If you read that article carefully, you might hear some alarm bells ringing about the effect of the NBN on competition not just in internet connections but in all the electronic communications which will be carried on the NBN fibres once Telstra's copper wires are ripped up and sold for scrap. The few service providers who will remain to use the NBN (according to Hackett) are likely to enjoy good profits on the taxpayer subsidised network until (in my view, not necessarily Hackett's) wireless begins to burn their bottom line.

Check out the transcript of a speech in March 2011 by Hackett on delimiter.com:

http://delimiter.com.au/2011/03/29/insa ... s-hackett/

where Hackett claims that the NBN wants to send all but the biggest ISPs into mergers, for reasons of its own economic efficiency:

“How many retail national service providers do you think the NBN is planning for? The feeling of the rhetoric is that there wil be hundreds of them. It’s actually just five. We’re the number five player in the industry. Anyone smaller than us, never gets across the valley of death,” says Hackett

Then read delimiter.com again on Internode's recent sale. That article is a bit more forthright than the soft reporting in the Australian, or the Advertiser which failed (as far as I could see) to mention the sale for three or four days after it happened:

"Internode’s inability to gain sufficient scale to compete in a National Broadband Network world was a core reason why he decided to sell the company to rival Internet service provider iiNet, Internode supremo Simon Hackett said this afternoon.

In a media conference held after the $105 million deal was unexpectedly announced this afternoon, Hackett responded to questions about his decision to sell the company by pointing out that he had made a number of public presentations over the past year or so about the difficulty of mid-level ISPs such as Internode competing as Labor’s National Broadband Network was rolled out nationally.

In a landmark speech in March this year, Hackett described the NBN’s pricing model as “insane” for small internet service providers, warning that none will survive their walk through the “valley of death” transition from the current copper network to the fibre future envisioned by the Federal Government.

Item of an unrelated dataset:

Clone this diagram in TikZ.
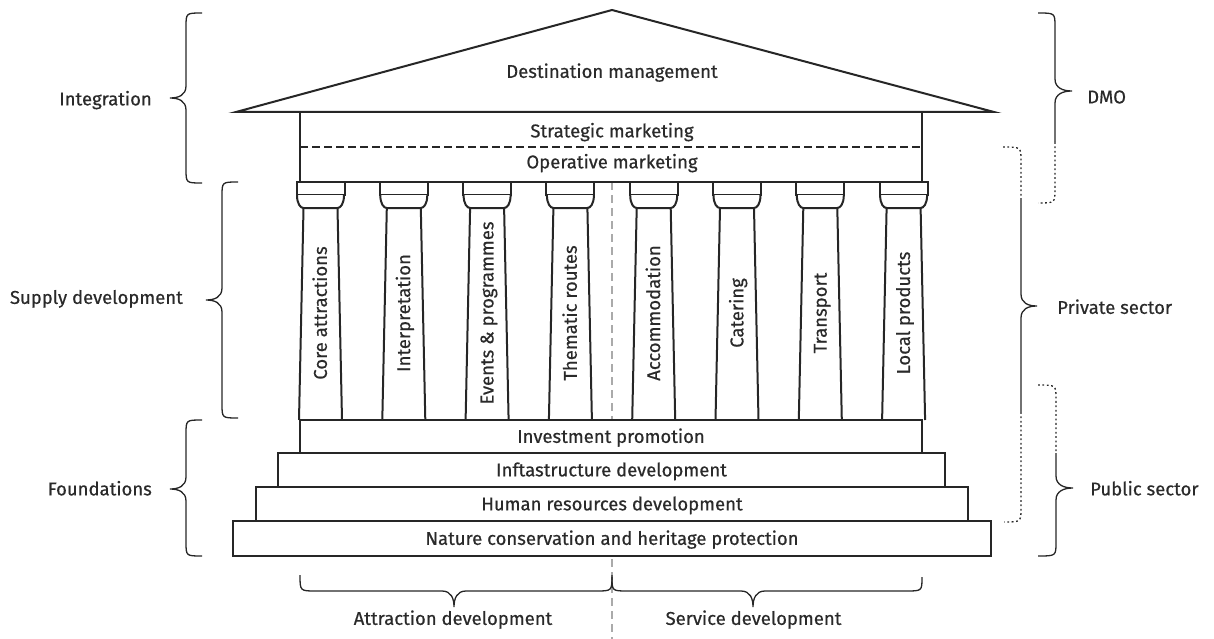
\documentclass[tikz,border=0pt]{standalone}
\usepackage{fontspec}
\setmainfont{Fira Sans}[FakeBold=0.5]
\definecolor{ink}{HTML}{262626}
\definecolor{txt}{HTML}{2A2A2A}
\definecolor{midline}{HTML}{AAAAAA}
% vertical brace: #1 style, #2 end x, #3 spine x, #4 tip x, #5 top y, #6 tip y, #7 bottom y
\newcommand\BrV[7][brc]{%
  \draw[#1] (#2,#5) .. controls (#3,#5) .. (#3,#5+14) -- (#3,#6-12)
    .. controls (#3,#6-3) and ({#3+0.45*(#4-#3)},#6) .. (#4,#6)
    .. controls ({#3+0.45*(#4-#3)},#6) and (#3,#6+3) .. (#3,#6+12)
    -- (#3,#7-14) .. controls (#3,#7) .. (#2,#7);}
% horizontal brace: #1 left x, #2 tip x, #3 right x, #4 end y, #5 flat y, #6 tip y
\newcommand\BrH[6]{%
  \draw[brc] (#1,#4) .. controls (#1,#5) .. (#1+16,#5) -- (#2-12,#5)
    .. controls (#2-3,#5) and (#2,{#5+0.45*(#6-#5)}) .. (#2,#6)
    .. controls (#2,{#5+0.45*(#6-#5)}) and (#2+3,#5) .. (#2+12,#5)
    -- (#3-16,#5) .. controls (#3,#5) .. (#3,#4);}
\begin{document}
\begin{tikzpicture}[x=1pt,y=-1pt,
  temple/.style={draw=ink, line width=2pt, fill=white},
  lbl/.style={text=txt, font=\fontsize{18.5}{20}\selectfont, text height=12.7pt, text depth=0pt, inner sep=0pt},
  stepbox/.style={temple, lbl, text=txt},
  brc/.style={draw=ink, line width=1.3pt},
  dotbrc/.style={draw=ink, line width=1.3pt, dash pattern=on 1.8pt off 2.6pt},
]
\useasboundingbox (0,0) rectangle (1214,639);

% central dashed divider
\coordinate (divtop) at (612,182);
\coordinate (divbot) at (612,639);
\draw[midline, line width=1.8pt, dash pattern=on 8pt off 5pt] (divtop) -- (divbot);

% roof
\draw[temple, line join=miter] (236,112) -- (612,10) -- (994,112) -- cycle;
\node[lbl] (roof) at (612,71.5) {Destination management};

% entablature
\draw[temple] (300,112) rectangle (922,182);
\draw[ink, line width=2pt, dash pattern=on 8pt off 4pt] (300,147) -- (922,147);
\node[lbl] (strat) at (612,131) {Strategic marketing};
\node[lbl] (oper) at (612,162) {Operative marketing};

% columns
\foreach \i/\t in {0/Core attractions,1/Interpretation,2/Events \& programmes,3/Thematic routes,4/Accommodation,5/Catering,6/Transport,7/Local products}{
  \pgfmathsetmacro\c{320.5+83.3*\i}
  \draw[temple] (\c-24,182) rectangle (\c+24,195);
  \draw[temple] (\c-23.5,195) .. controls (\c-23.5,204) and (\c-20,208) .. (\c-17,208)
     -- (\c+17,208) .. controls (\c+20,208) and (\c+23.5,204) .. (\c+23.5,195);
  \draw[ink, line width=2pt] (\c-17,208) -- (\c-21.5,420);
  \draw[ink, line width=2pt] (\c+17,208) -- (\c+21.5,420);
  \node[lbl, rotate=90] (col\i) at (\c,313) {\t};
}

% steps
\node[stepbox, minimum width=622pt, minimum height=33pt] (s1) at (611,436.5) {Investment promotion};
\node[stepbox, minimum width=667pt, minimum height=34pt] (s2) at (611.5,470) {Inftastructure development};
\node[stepbox, minimum width=712pt, minimum height=34pt] (s3) at (612,504) {Human resources development};
\node[stepbox, minimum width=758pt, minimum height=35pt] (s4) at (612,538.5) {Nature conservation and heritage protection};

% left braces
\BrV{202}{186}{170}{13}{98}{183}
\BrV{238}{222}{206}{182}{300}{418}
\BrV{202}{186}{170}{420}{489}{556}
\node[lbl, anchor=east] (integ) at (152,99) {Integration};
\node[lbl, anchor=east] (supply) at (183,297.5) {Supply development};
\node[lbl, anchor=east] (found) at (152,489) {Foundations};

% right braces (with dotted overlaps)
% DMO
\draw[brc] (1038,13) .. controls (1055,13) .. (1055,27) -- (1055,79)
   .. controls (1055,88) and (1063,91) .. (1072,91)
   .. controls (1063,91) and (1055,94) .. (1055,103) -- (1055,142);
\draw[dotbrc] (1055,142) -- (1055,189) .. controls (1055,203) .. (1038,203);
% Private sector
\draw[dotbrc] (1003,147) .. controls (1021,147) .. (1021,161) -- (1021,200);
\draw[brc] (1021,200) -- (1021,294)
   .. controls (1021,303) and (1028,306) .. (1037,306)
   .. controls (1028,306) and (1021,309) .. (1021,318) -- (1021,412);
\draw[dotbrc] (1021,412) -- (1021,508) .. controls (1021,522) .. (1004,522);
% Public sector
\draw[dotbrc] (1038,385) .. controls (1056,385) .. (1056,399) -- (1056,453);
\draw[brc] (1056,453) -- (1056,476)
   .. controls (1056,485) and (1064,488) .. (1073,488)
   .. controls (1064,488) and (1056,491) .. (1056,500) -- (1056,542)
   .. controls (1056,556) .. (1038,556);
\node[lbl, anchor=west] (dmo) at (1087,97) {DMO};
\node[lbl, anchor=west] (priv) at (1057,307.5) {Private sector};
\node[lbl, anchor=west] (pub) at (1090,489) {Public sector};

% bottom braces
\BrH{300}{454}{612}{575}{591}{607}
\BrH{612}{753}{922}{577}{591}{607}
\node[lbl] (attr) at (453,618.5) {Attraction development};
\node[lbl] (serv) at (753.5,618.5) {Service development};
\end{tikzpicture}
\end{document}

According to Hackett, the NBN’s pricing model will only be feasible for ISPs with larger than 250,000 customers – which only five retail ISPs in Australia can boast – Telstra, Optus, TPG, iiNet and Internode itself, which will just reach the cut-off mark. At the heart of the problem as Hackett sees it is the number of points of interconnect which the NBN will support — too many for small and medium-sized ISPs to connect to nationally, as well as the cost of trafficking data to each region."